__SUPPLIED INFORMATION__:
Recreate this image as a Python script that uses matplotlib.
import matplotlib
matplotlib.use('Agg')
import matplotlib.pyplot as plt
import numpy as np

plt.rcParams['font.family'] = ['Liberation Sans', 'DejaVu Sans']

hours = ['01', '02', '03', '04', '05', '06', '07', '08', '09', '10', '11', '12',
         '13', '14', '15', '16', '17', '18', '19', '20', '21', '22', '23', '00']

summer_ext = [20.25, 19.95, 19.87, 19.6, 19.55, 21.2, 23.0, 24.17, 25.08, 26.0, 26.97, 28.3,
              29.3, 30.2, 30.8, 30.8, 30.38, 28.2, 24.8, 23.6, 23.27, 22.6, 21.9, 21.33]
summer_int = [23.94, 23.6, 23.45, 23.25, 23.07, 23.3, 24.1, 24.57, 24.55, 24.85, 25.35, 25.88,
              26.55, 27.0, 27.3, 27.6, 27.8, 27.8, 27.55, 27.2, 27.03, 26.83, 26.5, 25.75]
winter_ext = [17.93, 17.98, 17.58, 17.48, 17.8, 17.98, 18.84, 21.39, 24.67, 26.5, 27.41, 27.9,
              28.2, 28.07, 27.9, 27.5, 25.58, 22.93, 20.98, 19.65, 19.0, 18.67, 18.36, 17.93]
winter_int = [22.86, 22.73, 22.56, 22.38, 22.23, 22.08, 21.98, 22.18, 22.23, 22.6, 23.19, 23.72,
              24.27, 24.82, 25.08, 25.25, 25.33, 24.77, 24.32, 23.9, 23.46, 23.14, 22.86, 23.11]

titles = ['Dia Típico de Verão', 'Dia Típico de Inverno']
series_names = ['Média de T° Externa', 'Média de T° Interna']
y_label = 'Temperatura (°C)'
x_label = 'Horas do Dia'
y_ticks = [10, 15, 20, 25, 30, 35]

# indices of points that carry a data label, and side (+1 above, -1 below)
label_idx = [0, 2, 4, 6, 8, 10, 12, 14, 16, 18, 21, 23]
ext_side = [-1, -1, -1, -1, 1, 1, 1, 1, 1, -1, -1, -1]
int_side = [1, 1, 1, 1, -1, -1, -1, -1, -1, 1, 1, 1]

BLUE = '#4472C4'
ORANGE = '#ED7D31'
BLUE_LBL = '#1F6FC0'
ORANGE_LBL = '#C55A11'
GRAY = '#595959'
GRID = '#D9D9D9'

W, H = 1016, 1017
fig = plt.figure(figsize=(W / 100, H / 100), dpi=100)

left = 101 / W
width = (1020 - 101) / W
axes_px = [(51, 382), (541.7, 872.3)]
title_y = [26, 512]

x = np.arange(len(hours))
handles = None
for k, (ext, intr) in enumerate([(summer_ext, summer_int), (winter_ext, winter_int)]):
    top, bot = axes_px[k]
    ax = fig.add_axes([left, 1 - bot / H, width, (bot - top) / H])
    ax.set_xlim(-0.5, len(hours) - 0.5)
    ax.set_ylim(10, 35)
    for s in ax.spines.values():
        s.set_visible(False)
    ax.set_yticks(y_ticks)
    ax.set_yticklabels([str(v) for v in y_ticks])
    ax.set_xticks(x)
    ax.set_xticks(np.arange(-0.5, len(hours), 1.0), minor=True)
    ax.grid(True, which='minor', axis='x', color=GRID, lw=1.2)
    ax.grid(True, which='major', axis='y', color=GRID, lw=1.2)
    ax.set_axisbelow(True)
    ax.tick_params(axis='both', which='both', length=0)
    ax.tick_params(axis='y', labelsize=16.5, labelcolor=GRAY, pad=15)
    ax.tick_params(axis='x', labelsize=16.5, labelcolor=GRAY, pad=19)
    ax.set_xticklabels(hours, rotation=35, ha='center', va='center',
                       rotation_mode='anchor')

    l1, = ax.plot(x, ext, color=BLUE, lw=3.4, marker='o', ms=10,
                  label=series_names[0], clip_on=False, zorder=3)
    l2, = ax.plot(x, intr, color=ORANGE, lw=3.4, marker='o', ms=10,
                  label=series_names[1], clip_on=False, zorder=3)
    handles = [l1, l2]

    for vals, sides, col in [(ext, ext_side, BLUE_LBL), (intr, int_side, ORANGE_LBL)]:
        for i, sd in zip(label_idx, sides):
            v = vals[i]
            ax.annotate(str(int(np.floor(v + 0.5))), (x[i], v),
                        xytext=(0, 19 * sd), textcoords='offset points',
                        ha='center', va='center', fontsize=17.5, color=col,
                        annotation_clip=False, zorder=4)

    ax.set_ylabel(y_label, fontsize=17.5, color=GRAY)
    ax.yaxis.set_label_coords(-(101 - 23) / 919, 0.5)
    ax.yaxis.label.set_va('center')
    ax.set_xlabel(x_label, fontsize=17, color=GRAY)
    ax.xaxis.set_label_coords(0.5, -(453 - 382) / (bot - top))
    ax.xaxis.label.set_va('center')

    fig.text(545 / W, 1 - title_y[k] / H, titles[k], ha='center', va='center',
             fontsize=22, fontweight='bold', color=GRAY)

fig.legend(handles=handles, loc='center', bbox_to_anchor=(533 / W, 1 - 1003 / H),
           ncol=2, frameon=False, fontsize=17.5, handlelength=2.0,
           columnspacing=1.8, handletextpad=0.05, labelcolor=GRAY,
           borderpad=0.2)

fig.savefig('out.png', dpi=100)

__DIRECTION__: Write down again the exact lines running from the beginning of the data to the line containing "y_ticks = [10, 15, 20, 25, 30, 35]", with both ends included.

__EXERCISE OUTPUT__:
Recreate this image as a Python script that uses matplotlib.
import matplotlib
matplotlib.use('Agg')
import matplotlib.pyplot as plt
import numpy as np

plt.rcParams['font.family'] = ['Liberation Sans', 'DejaVu Sans']

hours = ['01', '02', '03', '04', '05', '06', '07', '08', '09', '10', '11', '12',
         '13', '14', '15', '16', '17', '18', '19', '20', '21', '22', '23', '00']

summer_ext = [20.25, 19.95, 19.87, 19.6, 19.55, 21.2, 23.0, 24.17, 25.08, 26.0, 26.97, 28.3,
              29.3, 30.2, 30.8, 30.8, 30.38, 28.2, 24.8, 23.6, 23.27, 22.6, 21.9, 21.33]
summer_int = [23.94, 23.6, 23.45, 23.25, 23.07, 23.3, 24.1, 24.57, 24.55, 24.85, 25.35, 25.88,
              26.55, 27.0, 27.3, 27.6, 27.8, 27.8, 27.55, 27.2, 27.03, 26.83, 26.5, 25.75]
winter_ext = [17.93, 17.98, 17.58, 17.48, 17.8, 17.98, 18.84, 21.39, 24.67, 26.5, 27.41, 27.9,
              28.2, 28.07, 27.9, 27.5, 25.58, 22.93, 20.98, 19.65, 19.0, 18.67, 18.36, 17.93]
winter_int = [22.86, 22.73, 22.56, 22.38, 22.23, 22.08, 21.98, 22.18, 22.23, 22.6, 23.19, 23.72,
              24.27, 24.82, 25.08, 25.25, 25.33, 24.77, 24.32, 23.9, 23.46, 23.14, 22.86, 23.11]

titles = ['Dia Típico de Verão', 'Dia Típico de Inverno']
series_names = ['Média de T° Externa', 'Média de T° Interna']
y_label = 'Temperatura (°C)'
x_label = 'Horas do Dia'
y_ticks = [10, 15, 20, 25, 30, 35]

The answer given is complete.